Menurut Hinca, tingginya kasus narkoba di Sumut tak lepas dari faktor ekonomi dan geografi. Banyaknya kawasan perkebunan dan komunitas nelayan disebut menjadi salah satu penyebab.
“Karena banyak kebun dan nelayan, para pengguna merasa fisiknya terdorong, tenaganya bertambah.

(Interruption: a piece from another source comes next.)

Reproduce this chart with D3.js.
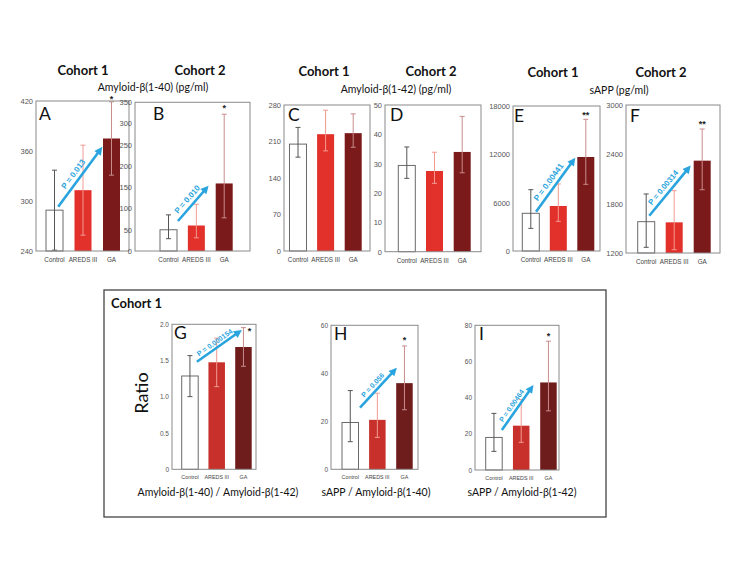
<!DOCTYPE html>
<html><head><meta charset="utf-8">
<script src="https://cdn.jsdelivr.net/npm/d3@7"></script>
<style>body{margin:0;background:#fff}</style>
</head><body><svg id="c" width="750" height="564"></svg>
<script>
const groups = ["Control", "AREDS III", "GA"];

// A: Amyloid-β(1-40), Cohort 1
const aMean = [289, 313, 375], aHi = [337, 367, 419], aLo = [241, 259, 331];
const aTicks = [240, 300, 360, 420];
// B: Amyloid-β(1-40), Cohort 2
const bMean = [50, 60, 159], bHi = [85, 110, 322], bLo = [29, 31, 78];
const bTicks = [0, 50, 100, 150, 200, 250, 300, 350];
// C: Amyloid-β(1-42), Cohort 1
const cMean = [205, 224, 226], cHi = [237, 270, 263], cLo = [180, 192, 199];
const cTicks = [0, 70, 140, 210, 280];
// D: Amyloid-β(1-42), Cohort 2
const dMean = [29.4, 27.5, 34], dHi = [35.7, 33.9, 46.1], dLo = [25, 23.3, 26.9];
const dTicks = [0, 10, 20, 30, 40, 50];
// E: sAPP, Cohort 1
const eMean = [4680, 5590, 11670], eHi = [7610, 8320, 16350], eLo = [2810, 3680, 8280];
const eTicks = [0, 6000, 12000, 18000];
// F: sAPP, Cohort 2
const fMean = [1581, 1573, 2323], fHi = [1918, 1958, 2708], fLo = [1269, 1240, 1970];
const fTicks = [1200, 1800, 2400, 3000];
// G: Aβ40 / Aβ42 ratio
const gMean = [1.287, 1.476, 1.687], gHi = [1.568, 1.81, 1.954], gLo = [1.002, 1.14, 1.421];
const gTicks = [0, 0.5, 1.0, 1.5, 2.0];
const gTickLabels = ["0", "0.5", "1.0", "1.5", "2.0"];
// H: sAPP / Aβ40
const hMean = [19.5, 20.6, 35.9], hHi = [32.8, 31.7, 51.4], hLo = [11.5, 13.3, 24.8];
const hTicks = [0, 20, 40, 60];
// I: sAPP / Aβ42
const iMean = [18, 24.5, 48.4], iHi = [31.3, 39, 71.2], iLo = [10.3, 15.3, 32.7];
const iTicks = [0, 20, 40, 60, 80];

const pA = "P = 0.013", pB = "P = 0.010", pE = "P = 0.00441", pF = "P = 0.00314";
const pG = "P = 0.000154", pH = "P = 0.056", pI = "P = 0.00464";

const svg = d3.select("#c");
const SANS = "Lato, 'Open Sans', sans-serif";
const ARIAL = "'Liberation Sans', Arial, sans-serif";
const BLUE = "#2aa4de";

const topFills = ["#ffffff", "#e2302a", "#7a1a1a"];
const botFills = ["#ffffff", "#c8302b", "#6e1c1c"];
const errCols = ["#555555", "#f29a92", "#c98c8c"];

function panel(c) {
  const g = svg.append("g");
  const [bx0, bx1, by0, by1] = c.box;
  const x = d3.scalePoint().domain(groups).range([c.bars[0] + c.bw / 2, c.bars[1] - c.bw / 2]);
  const y = d3.scaleLinear().domain(c.dom).range([by1, by0]);
  const data = groups.map((k, i) => ({k, i, m: c.mean[i], hi: c.hi[i], lo: c.lo[i]}));

  g.selectAll("rect.bar").data(data).join("rect")
    .attr("x", d => x(d.k) - c.bw / 2).attr("width", c.bw)
    .attr("y", d => y(d.m)).attr("height", d => y(c.dom[0]) - y(d.m))
    .attr("fill", d => c.fills[d.i])
    .attr("stroke", d => d.i === 0 ? "#6a6a6a" : "none").attr("stroke-width", 1);

  const eb = g.selectAll("g.err").data(data).join("g").attr("stroke", d => errCols[d.i]).attr("stroke-width", 1);
  eb.append("line").attr("x1", d => x(d.k)).attr("x2", d => x(d.k))
    .attr("y1", d => y(Math.max(d.lo, c.dom[0]))).attr("y2", d => y(Math.min(d.hi, c.dom[1])));
  eb.append("line").attr("x1", d => x(d.k) - 2.5).attr("x2", d => x(d.k) + 2.5)
    .attr("y1", d => y(Math.min(d.hi, c.dom[1]))).attr("y2", d => y(Math.min(d.hi, c.dom[1])));
  eb.append("line").attr("x1", d => x(d.k) - 2.5).attr("x2", d => x(d.k) + 2.5)
    .attr("y1", d => y(Math.max(d.lo, c.dom[0]))).attr("y2", d => y(Math.max(d.lo, c.dom[0])))
    .attr("display", d => d.lo <= c.dom[0] + 1e-9 ? "none" : null);

  g.append("rect").attr("x", bx0).attr("y", by0).attr("width", bx1 - bx0).attr("height", by1 - by0)
    .attr("fill", "none").attr("stroke", "#8a8a8a").attr("stroke-width", 1);

  const ax = d3.axisLeft(y).tickValues(c.ticks).tickSize(0).tickPadding(3)
    .tickFormat((d, i) => c.tickLabels ? c.tickLabels[i] : d3.format("d")(d));
  const ag = g.append("g").attr("transform", `translate(${bx0},0)`).call(ax);
  ag.select(".domain").remove();
  ag.selectAll("text").attr("font-family", ARIAL).attr("font-size", c.tfs).attr("fill", "#555");

  g.selectAll("text.xl").data(data).join("text")
    .attr("x", d => x(d.k)).attr("y", by1 + c.xlOff)
    .attr("text-anchor", "middle").attr("font-family", ARIAL).attr("font-size", c.xfs).attr("fill", "#444")
    .text(d => d.k);

  g.append("text").attr("x", c.letter[0]).attr("y", c.letter[1])
    .attr("font-family", SANS).attr("font-size", 17.5).attr("fill", "#111").text(c.name);

  if (c.star) {
    const d = data[2];
    g.append("text").attr("x", x(d.k) + c.star[1]).attr("y", y(Math.min(d.hi, c.dom[1])) + c.star[2])
      .attr("text-anchor", "middle").attr("font-family", ARIAL).attr("font-weight", "bold")
      .attr("font-size", 9).attr("fill", "#222").text(c.star[0]);
  }

  if (c.arrow) {
    const xi = d3.scaleLinear().domain([0, 2]).range([x(groups[0]), x(groups[2])]);
    const [i0, v0, i1, v1] = c.arrow.pts;
    const p0 = [xi(i0), y(v0)], p1 = [xi(i1), y(v1)];
    const dx = p1[0] - p0[0], dy = p1[1] - p0[1], L = Math.hypot(dx, dy);
    const ux = dx / L, uy = dy / L, nx = uy, ny = -ux;
    const hl = 8, hw = 4;
    const base = [p1[0] - ux * hl, p1[1] - uy * hl];
    g.append("line").attr("x1", p0[0]).attr("y1", p0[1]).attr("x2", base[0] + ux).attr("y2", base[1] + uy)
      .attr("stroke", BLUE).attr("stroke-width", 2.6);
    g.append("path").attr("d", `M${p1[0]},${p1[1]}L${base[0] + nx * hw},${base[1] + ny * hw}L${base[0] - nx * hw},${base[1] - ny * hw}Z`)
      .attr("fill", BLUE);
    const ang = Math.atan2(dy, dx) * 180 / Math.PI;
    const mx = (p0[0] + p1[0]) / 2 + nx * c.arrow.off + ux * c.arrow.shift;
    const my = (p0[1] + p1[1]) / 2 + ny * c.arrow.off + uy * c.arrow.shift;
    g.append("text").attr("transform", `translate(${mx},${my}) rotate(${ang})`)
      .attr("text-anchor", "middle").attr("dominant-baseline", "central")
      .attr("font-family", ARIAL).attr("font-weight", "bold").attr("font-size", c.arrow.fs)
      .attr("fill", BLUE).text(c.arrow.label);
  }
}

const TOP = {fills: topFills, tfs: 7.5, xfs: 6.3, xlOff: 11, bw: 17};
const BOT = {fills: botFills, tfs: 6.5, xfs: 5.4, xlOff: 9.5, bw: 16.5};

panel({...TOP, name: "A", box: [36, 129, 101, 251], bars: [46, 120], dom: [240, 420], ticks: aTicks,
  mean: aMean, hi: aHi, lo: aLo, letter: [39, 120], star: ["*", 0, 0.5],
  arrow: {pts: [0.13, 293, 1.68, 365], label: pA, fs: 8, off: 7, shift: -2}});
panel({...TOP, name: "B", box: [135, 250, 102.3, 251], bars: [160, 232.7], dom: [0, 350], ticks: bTicks,
  mean: bMean, hi: bHi, lo: bLo, letter: [153, 120], star: ["*", 0, -3],
  arrow: {pts: [0.34, 70.6, 1.44, 153.7], label: pB, fs: 8, off: 7, shift: -1}});
panel({...TOP, name: "C", box: [284, 370, 105, 251], bars: [289.5, 361.7], dom: [0, 280], ticks: cTicks,
  mean: cMean, hi: cHi, lo: cLo, letter: [288, 121]});
panel({...TOP, name: "D", box: [385, 481, 105, 251.7], bars: [398.3, 470.7], dom: [0, 50], ticks: dTicks,
  mean: dMean, hi: dHi, lo: dLo, letter: [390, 121]});
panel({...TOP, name: "E", box: [513, 600, 106, 251], bars: [522.3, 594.3], dom: [0, 18000], ticks: eTicks,
  mean: eMean, hi: eHi, lo: eLo, letter: [514, 121.7], star: ["**", 0, -1],
  arrow: {pts: [0.19, 4879, 1.62, 11582], label: pE, fs: 8.2, off: 7, shift: -2}});
panel({...TOP, name: "F", box: [626, 720, 105, 253], bars: [637.7, 710.7], dom: [1200, 3000], ticks: fTicks,
  mean: fMean, hi: fHi, lo: fLo, letter: [630, 121.7], star: ["**", 0, -2],
  arrow: {pts: [0.11, 1653, 1.59, 2265], label: pF, fs: 7.8, off: 7, shift: -2}});

panel({...BOT, name: "G", box: [172, 256, 324.3, 469.3], bars: [181.7, 251.7], dom: [0, 2], ticks: gTicks, tickLabels: gTickLabels,
  mean: gMean, hi: gHi, lo: gLo, letter: [174, 338.5], star: ["*", 6, 6],
  arrow: {pts: [0.26, 1.484, 1.94, 1.921], label: pG, fs: 7, off: 5.5, shift: -2}});
panel({...BOT, name: "H", box: [331, 418, 325.3, 469.3], bars: [342, 412.7], dom: [0, 60], ticks: hTicks,
  mean: hMean, hi: hHi, lo: hLo, letter: [334, 340], star: ["*", 0, -3],
  arrow: {pts: [0.36, 25.7, 1.72, 42.3], label: pH, fs: 7, off: 6, shift: -2}});
panel({...BOT, name: "I", box: [475, 559, 325.3, 470], bars: [485.7, 556.7], dom: [0, 80], ticks: iTicks,
  mean: iMean, hi: iHi, lo: iLo, letter: [479, 340], star: ["*", 0, -2],
  arrow: {pts: [0.29, 22.1, 1.45, 47], label: pI, fs: 7, off: 6, shift: -2}});

// Titles
const titles = [
  {t: "Cohort 1", x: 83, y: 75}, {t: "Cohort 2", x: 200, y: 75},
  {t: "Cohort 1", x: 324, y: 76}, {t: "Cohort 2", x: 431, y: 76},
  {t: "Cohort 1", x: 553, y: 77}, {t: "Cohort 2", x: 661, y: 77}];
svg.selectAll("text.ct").data(titles).join("text").attr("x", d => d.x).attr("y", d => d.y)
  .attr("text-anchor", "middle").attr("font-family", SANS).attr("font-weight", "bold")
  .attr("font-size", 13).attr("fill", "#111").text(d => d.t);

const subs = [
  {t: "Amyloid-β(1-40) (pg/ml)", x: 153, y: 90.5}, {t: "Amyloid-β(1-42) (pg/ml)", x: 396, y: 93},
  {t: "sAPP (pg/ml)", x: 619, y: 94},
  {t: "Amyloid-β(1-40) / Amyloid-β(1-42)", x: 218, y: 496}, {t: "sAPP / Amyloid-β(1-40)", x: 376, y: 496},
  {t: "sAPP / Amyloid-β(1-42)", x: 522, y: 496}];
svg.selectAll("text.st").data(subs).join("text").attr("x", d => d.x).attr("y", d => d.y)
  .attr("text-anchor", "middle").attr("font-family", SANS)
  .attr("font-size", 10.5).attr("fill", "#111").text(d => d.t);

svg.append("rect").attr("x", 104).attr("y", 290).attr("width", 502).attr("height", 227)
  .attr("fill", "none").attr("stroke", "#444").attr("stroke-width", 1.3);
svg.append("text").attr("x", 111).attr("y", 308).attr("font-family", SANS).attr("font-weight", "bold")
  .attr("font-size", 13).attr("fill", "#111").text("Cohort 1");
svg.append("text").attr("transform", "translate(148,393) rotate(-90)").attr("text-anchor", "middle")
  .attr("font-family", SANS).attr("font-size", 18).attr("fill", "#111").text("Ratio");
</script></body></html>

Ini membuat narkoba makin diterima di kalangan tertentu,” jelasnya.
Ia pun meminta BNN fokus pada penguatan kerja intelijen sebagai langkah utama memberantas peredaran narkotika.
“Saya percaya kemampuan intelijen Pak Marthinus bisa dimaksimalkan untuk menekan angka penyalahgunaan ini,” tambahnya.
Sementara itu, Kepala BNN Marthinus Hukom dalam forum yang sama mengungkapkan bahwa perputaran uang dari narkotika di Indonesia mencapai Rp 500 triliun. Ia juga menegaskan bahwa Sumatera Utara masih berada di posisi teratas dalam prevalensi penyalahgunaan narkoba berdasarkan survei 2019, yaitu sebesar 6,5%, diikuti oleh Sumsel (5%), DKI Jakarta (3,3%), Sulawesi Tengah (2,8%), dan DIY (2,3%).